The law sets rules and procedures for the debt restructuring and opens the way for parliament to take up legislation on further austerity cuts and tough targets required to get another €130bn in loans by 2014.
The vote on the private sector debt restructuring was not in doubt as the two coalition government partners, the Socialists in PASOK and the conservative New Democracy party, have 193 of 300 seats in parliament.
Three leftist parties as well as the extreme right opposed the bill, saying it would "be profitable for banks and monopolies and not the population," according to communist deputy Thanassis Pafilis.
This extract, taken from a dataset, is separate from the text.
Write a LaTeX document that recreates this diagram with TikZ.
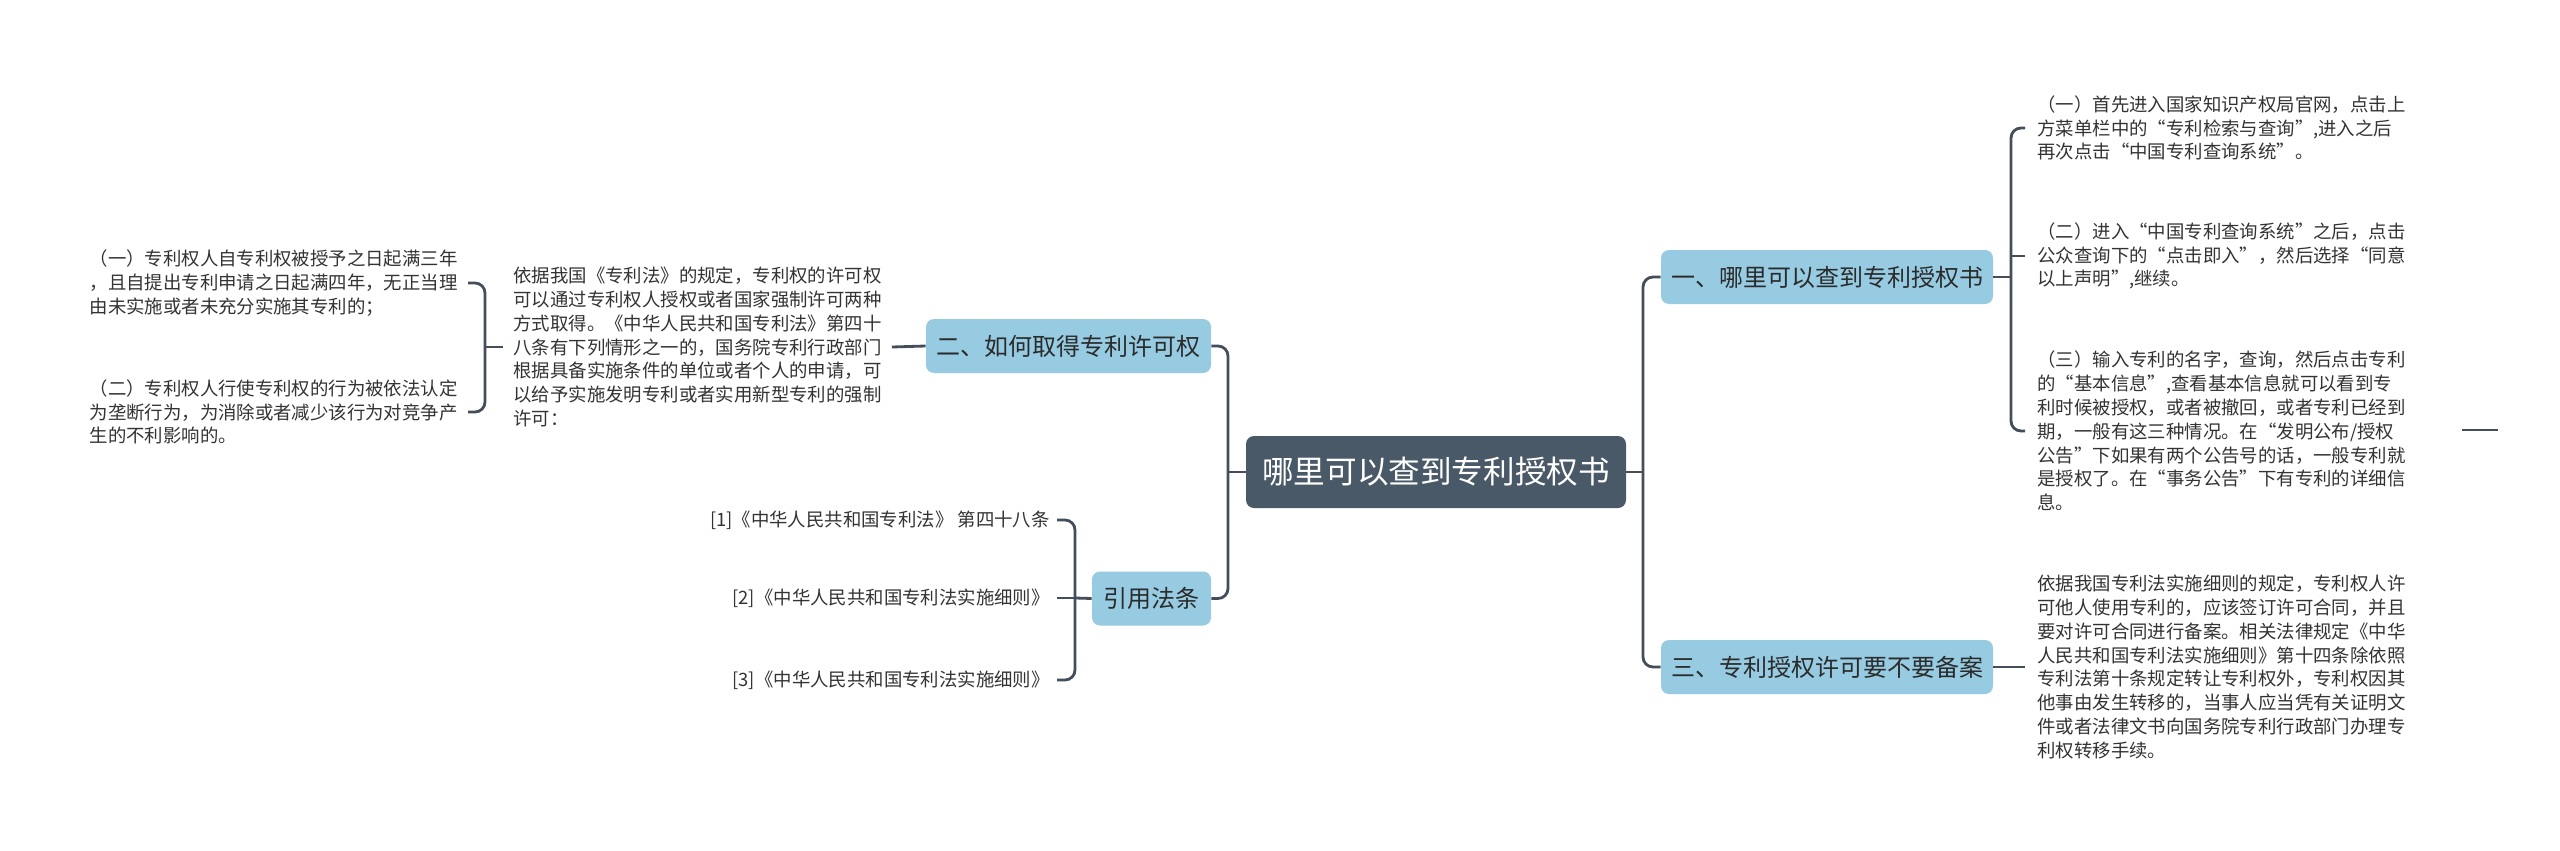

Eurozone finance ministers agreed on Tuesday to provide Athens with loans of €130 billion euros, coupled with a 53.5% write-down of privately-held Greek sovereign bonds which should slash €107bn from its total debt mountain of €350bn.
During a six-hour long parliamentary debate, Finance Minister Evangelos Venizelos urged unity as a way to "regain our pride and confidence of the markets."
The law details terms of the so-called Private Sector Involvement accord, agreed during the marathon talks in Brussels.
The government hopes that 66% of private creditors will sign up to the bond swap deal, allowing Athens to impose a Collective Action Clause to force hold-outs to accept the swap and losses as well.
Mr Venizelos said an official offer to creditors had to be made by Friday, so a debt swap could be concluded by 12 March for maturities governed by Greek law, and by early April for debt issued under English and Japanese law.
In the immediate term, the rescue package should be enough to avert a default by enabling Greece to repay maturing debt worth €14.43bn on 20 March.
Athens has until the end of February to approve more than €3bn in additional spending cuts and amend the constitution to ensure that debt repayments take priority over other government commitments, as demanded by the eurozone finance ministers.